Start of Material shown
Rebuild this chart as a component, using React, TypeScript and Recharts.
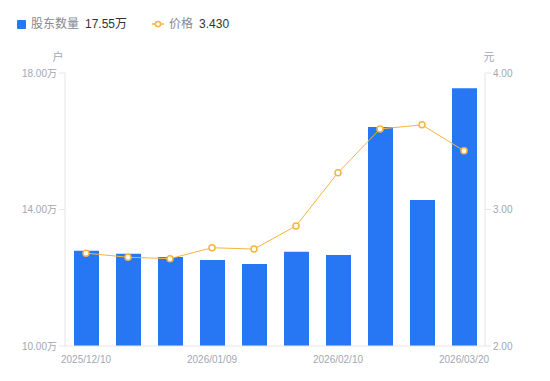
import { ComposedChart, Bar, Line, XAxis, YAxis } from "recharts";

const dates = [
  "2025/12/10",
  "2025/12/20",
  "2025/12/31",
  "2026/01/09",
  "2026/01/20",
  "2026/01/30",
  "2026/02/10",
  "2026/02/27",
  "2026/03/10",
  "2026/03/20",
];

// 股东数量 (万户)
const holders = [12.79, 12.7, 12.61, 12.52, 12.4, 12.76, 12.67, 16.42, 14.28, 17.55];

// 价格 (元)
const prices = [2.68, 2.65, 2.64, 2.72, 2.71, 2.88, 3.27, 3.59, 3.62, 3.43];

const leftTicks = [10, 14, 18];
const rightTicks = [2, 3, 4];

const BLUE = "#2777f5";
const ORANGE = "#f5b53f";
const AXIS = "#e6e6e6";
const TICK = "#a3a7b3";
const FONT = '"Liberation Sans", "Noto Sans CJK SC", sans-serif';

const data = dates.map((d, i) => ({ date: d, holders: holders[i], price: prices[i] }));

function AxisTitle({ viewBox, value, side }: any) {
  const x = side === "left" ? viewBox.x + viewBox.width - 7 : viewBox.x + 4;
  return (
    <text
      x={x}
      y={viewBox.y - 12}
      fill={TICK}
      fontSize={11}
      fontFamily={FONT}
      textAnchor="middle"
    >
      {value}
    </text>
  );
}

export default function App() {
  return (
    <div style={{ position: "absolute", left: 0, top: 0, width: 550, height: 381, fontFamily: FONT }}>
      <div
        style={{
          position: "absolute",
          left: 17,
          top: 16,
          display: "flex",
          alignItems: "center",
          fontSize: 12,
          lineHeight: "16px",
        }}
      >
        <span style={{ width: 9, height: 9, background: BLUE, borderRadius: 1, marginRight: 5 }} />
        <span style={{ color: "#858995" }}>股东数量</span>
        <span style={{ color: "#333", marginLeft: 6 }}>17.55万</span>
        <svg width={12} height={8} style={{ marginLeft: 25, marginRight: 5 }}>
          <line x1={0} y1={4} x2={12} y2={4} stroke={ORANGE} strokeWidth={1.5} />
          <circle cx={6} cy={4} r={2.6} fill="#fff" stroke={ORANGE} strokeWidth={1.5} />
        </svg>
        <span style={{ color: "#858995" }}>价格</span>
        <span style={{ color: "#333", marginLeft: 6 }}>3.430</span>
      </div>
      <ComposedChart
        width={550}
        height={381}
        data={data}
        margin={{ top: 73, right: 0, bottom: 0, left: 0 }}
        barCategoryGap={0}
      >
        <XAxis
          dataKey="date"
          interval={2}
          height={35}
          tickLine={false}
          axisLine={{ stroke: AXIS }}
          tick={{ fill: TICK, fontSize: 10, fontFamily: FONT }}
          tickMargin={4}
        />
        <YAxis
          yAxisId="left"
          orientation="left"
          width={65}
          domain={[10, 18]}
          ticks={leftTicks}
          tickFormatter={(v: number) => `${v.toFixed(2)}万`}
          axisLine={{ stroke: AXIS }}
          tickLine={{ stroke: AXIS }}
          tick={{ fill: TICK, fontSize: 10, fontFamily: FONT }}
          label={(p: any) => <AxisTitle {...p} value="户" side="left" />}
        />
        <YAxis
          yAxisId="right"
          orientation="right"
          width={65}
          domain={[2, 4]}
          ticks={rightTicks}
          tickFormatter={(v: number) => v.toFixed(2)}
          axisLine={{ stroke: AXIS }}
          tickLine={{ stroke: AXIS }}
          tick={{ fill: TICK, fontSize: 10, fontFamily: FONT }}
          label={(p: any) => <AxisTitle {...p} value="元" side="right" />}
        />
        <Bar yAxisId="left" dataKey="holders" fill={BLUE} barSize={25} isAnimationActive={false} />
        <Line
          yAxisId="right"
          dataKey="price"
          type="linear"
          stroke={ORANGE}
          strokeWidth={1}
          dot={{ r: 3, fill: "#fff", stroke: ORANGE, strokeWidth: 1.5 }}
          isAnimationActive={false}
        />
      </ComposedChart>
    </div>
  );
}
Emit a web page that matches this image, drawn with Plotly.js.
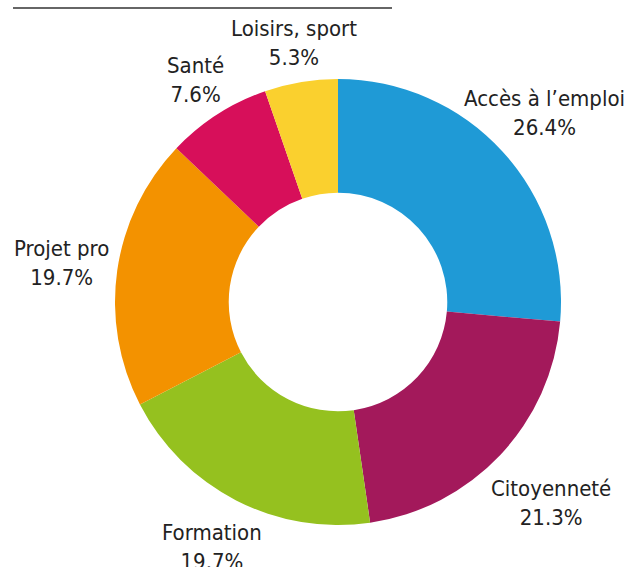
End of Material shown
→ Brief:
Only the lines from the start of the records to the line with "const data = dates.map((d, i)" belong in the copy. Print them exactly, minus pictures.

→ Exercise response:
Rebuild this chart as a component, using React, TypeScript and Recharts.
import { ComposedChart, Bar, Line, XAxis, YAxis } from "recharts";

const dates = [
  "2025/12/10",
  "2025/12/20",
  "2025/12/31",
  "2026/01/09",
  "2026/01/20",
  "2026/01/30",
  "2026/02/10",
  "2026/02/27",
  "2026/03/10",
  "2026/03/20",
];

// 股东数量 (万户)
const holders = [12.79, 12.7, 12.61, 12.52, 12.4, 12.76, 12.67, 16.42, 14.28, 17.55];

// 价格 (元)
const prices = [2.68, 2.65, 2.64, 2.72, 2.71, 2.88, 3.27, 3.59, 3.62, 3.43];

const leftTicks = [10, 14, 18];
const rightTicks = [2, 3, 4];

const BLUE = "#2777f5";
const ORANGE = "#f5b53f";
const AXIS = "#e6e6e6";
const TICK = "#a3a7b3";
const FONT = '"Liberation Sans", "Noto Sans CJK SC", sans-serif';

const data = dates.map((d, i) => ({ date: d, holders: holders[i], price: prices[i] }));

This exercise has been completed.